The bubble allows the pool to be used as an indoor facility when the city’s other pools are closed. A new one is estimated to cost $250,000, but the item is not necessarily seen as a necessity.

Other potential items to discuss include new cart paths, the dredging of Lake Peachtree north, landscaping of Ga. Highway 54 West and other recreation items.

“I think it would be great to take stock and it would be great to prioritize those things,” said Councilwoman Kim Learnard.

At last week’s City Council meeting, Councilman Eric Imker said that the city will have to be clear to voters that any such items must be funded with a corresponding property tax increase.

Imker suggested that the city could ask citizens to support a one-time millage rate increase to cover the Gathering Place expansion of about 3,800 square feet. That increase would only be enacted for one year and would cost the average homeowner about $40, Imker said.

By using cash instead of financing the project, the city will save about $350,000 in interest and other fees.

The estimated project cost is $789,000 for adding two new rooms that combined could be used as a room similar in size to the current “large room” at the Gathering Place.
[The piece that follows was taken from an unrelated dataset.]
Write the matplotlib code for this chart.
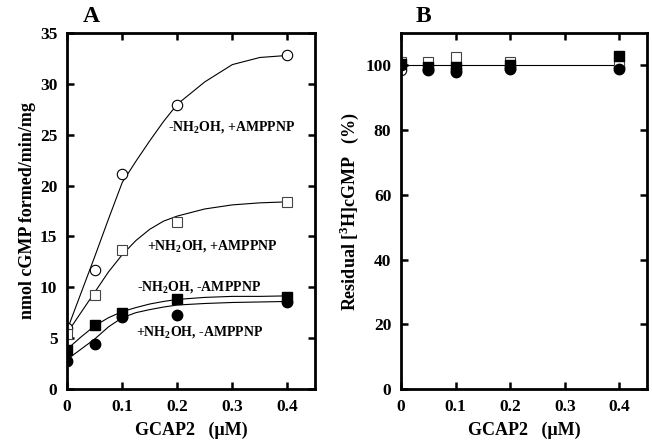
import numpy as np
import matplotlib
matplotlib.use("Agg")
import matplotlib.pyplot as plt

plt.rcParams['font.family'] = ['Liberation Serif', 'DejaVu Serif']
plt.rcParams['font.weight'] = 'bold'
plt.rcParams['mathtext.fontset'] = 'custom'
plt.rcParams['mathtext.rm'] = 'Liberation Serif:bold'
plt.rcParams['mathtext.bf'] = 'Liberation Serif:bold'

# panel A: measured points
gcap = [0, 0.05, 0.1, 0.2, 0.4]
open_circ = [6.0, 11.7, 21.1, 27.9, 32.8]
open_sq = [5.4, 9.2, 13.7, 16.4, 18.4]
fill_sq = [3.8, 6.3, 7.5, 8.8, 9.0]
fill_circ = [2.7, 4.4, 7.1, 7.3, 8.5]

# panel A: fitted curves
fit_x = [0, 0.025, 0.05, 0.075, 0.1, 0.125, 0.15, 0.175, 0.2, 0.25, 0.3, 0.35, 0.4]
fit_open_circ = [5.8, 9.4, 13.0, 16.7, 20.3, 22.4, 24.4, 26.3, 28.0, 30.2, 31.9, 32.6, 32.8]
fit_open_sq = [5.5, 7.5, 9.5, 11.5, 13.2, 14.6, 15.7, 16.5, 17.0, 17.7, 18.1, 18.3, 18.4]
fit_fill_sq = [3.9, 5.1, 6.2, 7.0, 7.6, 8.0, 8.35, 8.6, 8.8, 9.0, 9.1, 9.1, 9.15]
fit_fill_circ = [2.9, 3.9, 4.9, 6.1, 7.0, 7.5, 7.8, 8.05, 8.25, 8.4, 8.5, 8.55, 8.6]

labels_a = [r"-NH$_2$OH, +AMPPNP", r"+NH$_2$OH, +AMPPNP",
            r"-NH$_2$OH, -AMPPNP", r"+NH$_2$OH, -AMPPNP"]
label_pos = [(0.184, 25.8), (0.145, 14.1), (0.127, 10.0), (0.125, 5.6)]

# panel B: residual [3H]cGMP (%)
b_open_circ = [98.5, 99.0, 99.0, 99.5, 99.5]
b_open_sq = [101.0, 101.0, 102.5, 101.0, 100.0]
b_fill_sq = [100.5, 99.5, 99.5, 100.0, 103.0]
b_fill_circ = [100.0, 98.5, 98.0, 99.0, 99.0]
b_fit = 100.0

fig = plt.figure(figsize=(6.52, 4.47), dpi=100)
axA = fig.add_axes([0.103, 0.130, 0.380, 0.796])
axB = fig.add_axes([0.615, 0.130, 0.377, 0.796])

ms = 7.5
def style(ax):
    for s in ax.spines.values():
        s.set_linewidth(2)
    ax.tick_params(direction='in', length=5, width=1.8, top=True, right=True,
                   labelsize=12.5, pad=7)
    for t in ax.get_xticklabels() + ax.get_yticklabels():
        t.set_fontweight('bold')

# panel A
for fy in [fit_open_circ, fit_open_sq, fit_fill_sq, fit_fill_circ]:
    axA.plot(fit_x, fy, color='black', lw=0.8)
axA.plot(gcap, open_circ, 'o', mfc='white', mec='black', mew=0.8, ms=ms)
axA.plot(gcap, open_sq, 's', mfc='white', mec='#444444', mew=0.8, ms=ms)
axA.plot(gcap, fill_sq, 's', color='black', ms=ms)
axA.plot(gcap, fill_circ, 'o', color='black', ms=ms)
for lab, (x, y) in zip(labels_a, label_pos):
    axA.text(x, y, lab, fontsize=10, fontweight='bold', va='center', ha='left')

axA.set_xlim(0, 0.45)
axA.set_ylim(0, 35)
axA.set_xticks([0, 0.1, 0.2, 0.3, 0.4])
axA.set_xticklabels(['0', '0.1', '0.2', '0.3', '0.4'])
axA.set_yticks(range(0, 36, 5))
axA.set_xlabel('GCAP2   (\u03bcM)', fontsize=13, fontweight='bold', labelpad=5)
axA.set_ylabel('nmol cGMP formed/min/mg', fontsize=13, fontweight='bold', labelpad=3)
style(axA)
fig.text(0.140, 0.962, 'A', fontsize=17, fontweight='bold', ha='center', va='center')

# panel B
axB.plot([gcap[0], gcap[-1]], [b_fit, b_fit], color='black', lw=0.8)
axB.plot(gcap, b_open_circ, 'o', mfc='white', mec='black', mew=0.8, ms=ms)
axB.plot(gcap, b_open_sq, 's', mfc='white', mec='#444444', mew=0.8, ms=ms)
axB.plot(gcap, b_fill_sq, 's', color='black', ms=ms)
axB.plot(gcap, b_fill_circ, 'o', color='black', ms=ms)
axB.set_xlim(0, 0.45)
axB.set_ylim(0, 110)
axB.set_xticks([0, 0.1, 0.2, 0.3, 0.4])
axB.set_xticklabels(['0', '0.1', '0.2', '0.3', '0.4'])
axB.set_yticks(range(0, 101, 20))
axB.set_xlabel('GCAP2   (\u03bcM)', fontsize=13, fontweight='bold', labelpad=5)
axB.set_ylabel(r'Residual [$^3$H]cGMP   (%)', fontsize=13, fontweight='bold', labelpad=3)
style(axB)
fig.text(0.649, 0.962, 'B', fontsize=17, fontweight='bold', ha='center', va='center')

fig.savefig('out.png', dpi=100)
The project includes a corridor that will allow users of the new space to avoid going through the existing large room and disturbing any activities there, said Leisure Services Director Randy Gaddo.
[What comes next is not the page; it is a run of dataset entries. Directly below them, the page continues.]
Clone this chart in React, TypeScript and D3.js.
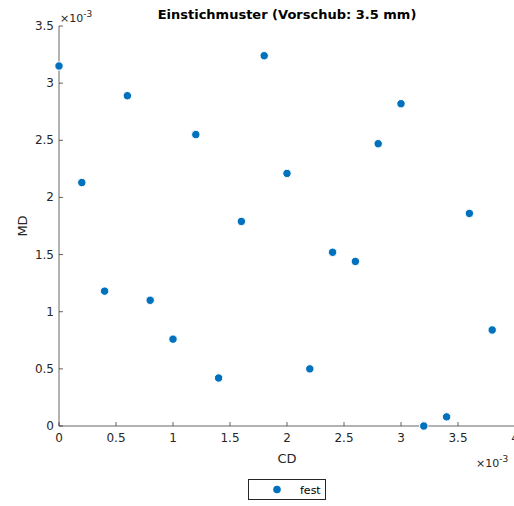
import React from "react";
import * as d3 from "d3";

const cdValues = [0, 0.2, 0.4, 0.6, 0.8, 1.0, 1.2, 1.4, 1.6, 1.8, 2.0, 2.2, 2.4, 2.6, 2.8, 3.0, 3.2, 3.4, 3.6, 3.8];
const mdValues = [3.15, 2.13, 1.18, 2.89, 1.10, 0.76, 2.55, 0.42, 1.79, 3.24, 2.21, 0.50, 1.52, 1.44, 2.47, 2.82, 0.0, 0.08, 1.86, 0.84];
const xTicks = [0, 0.5, 1, 1.5, 2, 2.5, 3, 3.5, 4];
const yTicks = [0, 0.5, 1, 1.5, 2, 2.5, 3, 3.5];
const titleText = "Einstichmuster (Vorschub: 3.5 mm)";
const seriesName = "fest";

export default function App() {
  const W = 514, H = 506;
  const left = 59, right = 515, top = 26, bottom = 426;
  const x = d3.scaleLinear().domain([0, 4]).range([left, right]);
  const y = d3.scaleLinear().domain([0, 3.5]).range([bottom, top]);
  const axisColor = "#262626";
  const font = "'DejaVu Sans', Verdana, sans-serif";
  const blue = "#0072BD";
  const fmt = (v: number) => d3.format("~g")(v);
  return (
    <svg width={W} height={H} style={{ position: "absolute", left: 0, top: 0, background: "#fff" }} fontFamily={font}>
      <text x={(left + right) / 2} y={19} textAnchor="middle" fontSize={13} fontWeight="bold" fill="#000">{titleText}</text>
      <line x1={left} y1={bottom} x2={right} y2={bottom} stroke={axisColor} strokeWidth={1} opacity={0.7} />
      <line x1={left} y1={bottom} x2={left} y2={top} stroke={axisColor} strokeWidth={1} opacity={0.7} />
      {xTicks.map((t) => (
        <g key={"x" + t}>
          <line x1={x(t)} x2={x(t)} y1={bottom} y2={bottom - 4} stroke={axisColor} opacity={0.7} />
          <text x={x(t)} y={bottom + 16} textAnchor="middle" fontSize={12} fill={axisColor}>{fmt(t)}</text>
        </g>
      ))}
      {yTicks.map((t) => (
        <g key={"y" + t}>
          <line x1={left} x2={left + 4} y1={y(t)} y2={y(t)} stroke={axisColor} opacity={0.7} />
          <text x={left - 5} y={y(t) + 4} textAnchor="end" fontSize={12} fill={axisColor}>{fmt(t)}</text>
        </g>
      ))}
      <text x={(left + right) / 2} y={463} textAnchor="middle" fontSize={13} fill={axisColor}>CD</text>
      <text transform={`translate(27,${(top + bottom) / 2}) rotate(-90)`} textAnchor="middle" fontSize={13} fill={axisColor}>MD</text>
      <text x={476} y={467} fontSize={11} fill={axisColor}>×10<tspan dy={-5} fontSize={9}>-3</tspan></text>
      <text x={60} y={22} fontSize={11} fill={axisColor}>×10<tspan dy={-5} fontSize={9}>-3</tspan></text>
      {cdValues.map((c, i) => (
        <circle key={i} cx={x(c)} cy={y(mdValues[i])} r={4.2} fill={blue} stroke="#fff" strokeWidth={1} />
      ))}
      <rect x={248.5} y={479.5} width={77} height={20} fill="#fff" stroke={axisColor} strokeWidth={1} />
      <circle cx={277} cy={489.5} r={3.8} fill={blue} />
      <text x={300} y={494} fontSize={11} fill="#000">{seriesName}</text>
    </svg>
  );
}
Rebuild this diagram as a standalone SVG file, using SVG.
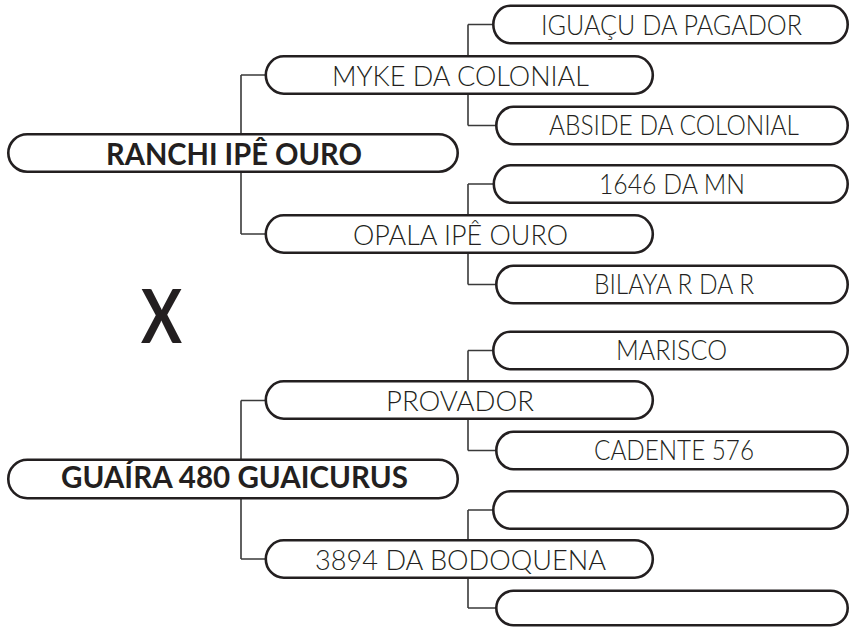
<svg xmlns="http://www.w3.org/2000/svg" width="850" height="627" viewBox="0 0 850 627">
<style>
.box{fill:#fff;stroke:#231f20;stroke-width:2.6}
.con{fill:none;stroke:#3a3a3a;stroke-width:1.6}
.t{font-family:Lato,"Liberation Sans",sans-serif;font-weight:300;font-size:27.5px;fill:#231f20;text-anchor:middle}
.b{font-family:Lato,"Liberation Sans",sans-serif;font-weight:700;font-size:30.5px;fill:#231f20;text-anchor:middle}
.x{font-family:Lato,"Liberation Sans",sans-serif;font-weight:700;font-size:74px;fill:#231f20;text-anchor:middle}
</style>
<rect width="850" height="627" fill="#fff"/>
<g id="connectors" class="con">
<path d="M241,75 V234 M241,75 H266 M241,234 H266"/>
<path d="M468,24.5 V125.5 M468,24.5 H493 M468,125.5 H496"/>
<path d="M468,184 V284.5 M468,184 H494 M468,284.5 H496"/>
<path d="M241,400.5 V559 M241,400.5 H266 M241,559 H266"/>
<path d="M468,350.5 V450.5 M468,350.5 H493 M468,450.5 H496"/>
<path d="M468,510 V608 M468,510 H493 M468,608 H496"/>
</g>
<g id="root1">
<rect class="box" x="8.3" y="134.3" width="449.4" height="37.4" rx="19" ry="18.7"/>
<text class="b" x="234" y="165" textLength="256" lengthAdjust="spacingAndGlyphs">RANCHI IPÊ OURO</text>
</g>
<g id="myke">
<rect class="box" x="265.8" y="56.3" width="387" height="37.4" rx="18" ry="18.7"/>
<text class="t" x="460.5" y="85.5" textLength="257" lengthAdjust="spacingAndGlyphs">MYKE DA COLONIAL</text>
</g>
<g id="opala">
<rect class="box" x="265.8" y="215.3" width="387" height="37.4" rx="18" ry="18.7"/>
<text class="t" x="460.5" y="244.5" textLength="215" lengthAdjust="spacingAndGlyphs">OPALA IPÊ OURO</text>
</g>
<g id="iguacu">
<rect class="box" x="493.3" y="5.8" width="354.4" height="37.4" rx="17" ry="18.7"/>
<text class="t" x="671.5" y="34.5" textLength="261" lengthAdjust="spacingAndGlyphs">IGUAÇU DA PAGADOR</text>
</g>
<g id="abside">
<rect class="box" x="496.3" y="106.8" width="351.4" height="37.4" rx="17" ry="18.7"/>
<text class="t" x="674" y="135" textLength="250" lengthAdjust="spacingAndGlyphs">ABSIDE DA COLONIAL</text>
</g>
<g id="n1646">
<rect class="box" x="493.8" y="165.3" width="353.9" height="37.4" rx="17" ry="18.7"/>
<text class="t" x="672" y="194" textLength="146" lengthAdjust="spacingAndGlyphs">1646 DA MN</text>
</g>
<g id="bilaya">
<rect class="box" x="496.3" y="265.8" width="351.4" height="37.4" rx="17" ry="18.7"/>
<text class="t" x="674" y="293.5" textLength="160" lengthAdjust="spacingAndGlyphs">BILAYA R DA R</text>
</g>
<g id="x-mark">
<text class="x" x="161.5" y="343" textLength="41" lengthAdjust="spacingAndGlyphs">X</text>
</g>
<g id="root2">
<rect class="box" x="8.3" y="459.8" width="449.4" height="38.4" rx="19" ry="19"/>
<text class="b" x="234.5" y="487.5" textLength="347" lengthAdjust="spacingAndGlyphs">GUAÍRA 480 GUAICURUS</text>
</g>
<g id="provador">
<rect class="box" x="265.8" y="381.3" width="387" height="37.4" rx="18" ry="18.7"/>
<text class="t" x="460" y="410.5" textLength="148" lengthAdjust="spacingAndGlyphs">PROVADOR</text>
</g>
<g id="bodoquena">
<rect class="box" x="265.8" y="540.3" width="387" height="37.4" rx="18" ry="18.7"/>
<text class="t" x="460.5" y="569.5" textLength="291" lengthAdjust="spacingAndGlyphs">3894 DA BODOQUENA</text>
</g>
<g id="marisco">
<rect class="box" x="493.3" y="331.8" width="354.4" height="37.4" rx="17" ry="18.7"/>
<text class="t" x="671.5" y="360" textLength="111" lengthAdjust="spacingAndGlyphs">MARISCO</text>
</g>
<g id="cadente">
<rect class="box" x="496.3" y="431.8" width="351.4" height="37.4" rx="17" ry="18.7"/>
<text class="t" x="674" y="459.5" textLength="160" lengthAdjust="spacingAndGlyphs">CADENTE 576</text>
</g>
<g id="empty1">
<rect class="box" x="493.3" y="491.3" width="354.4" height="37.4" rx="17" ry="18.7"/>
</g>
<g id="empty2">
<rect class="box" x="496.3" y="590.8" width="351.4" height="34.4" rx="17" ry="17.2"/>
</g>
</svg>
Were council to have put the project on the bond referendum in November, it would have had to make a concrete decision on the matter in a manner of weeks, and several council members balked at making such a decision so quickly.

Imker said for the expansion project to have his support, it will have to get more than just a thin majority support on a city survey. For example, a 51 percent vote in favor would not be sufficient, and he would like to see the numbers reach about 60 percent in favor.

The lack of available space at the Gathering Place has been discussed by council recently as the city began to combine its amphitheater and tourism operations at the building next door to the Gathering Place, which contains the amphitheater’s box office. Next door to the box office is a room that has been used for other recreation programming including bridge groups, fitness classes and yoga classes.

That room was to have become part of the city’s new visitors center, but that plan was voted down last month by the city council, which scaled it back to avoid including the recreation room.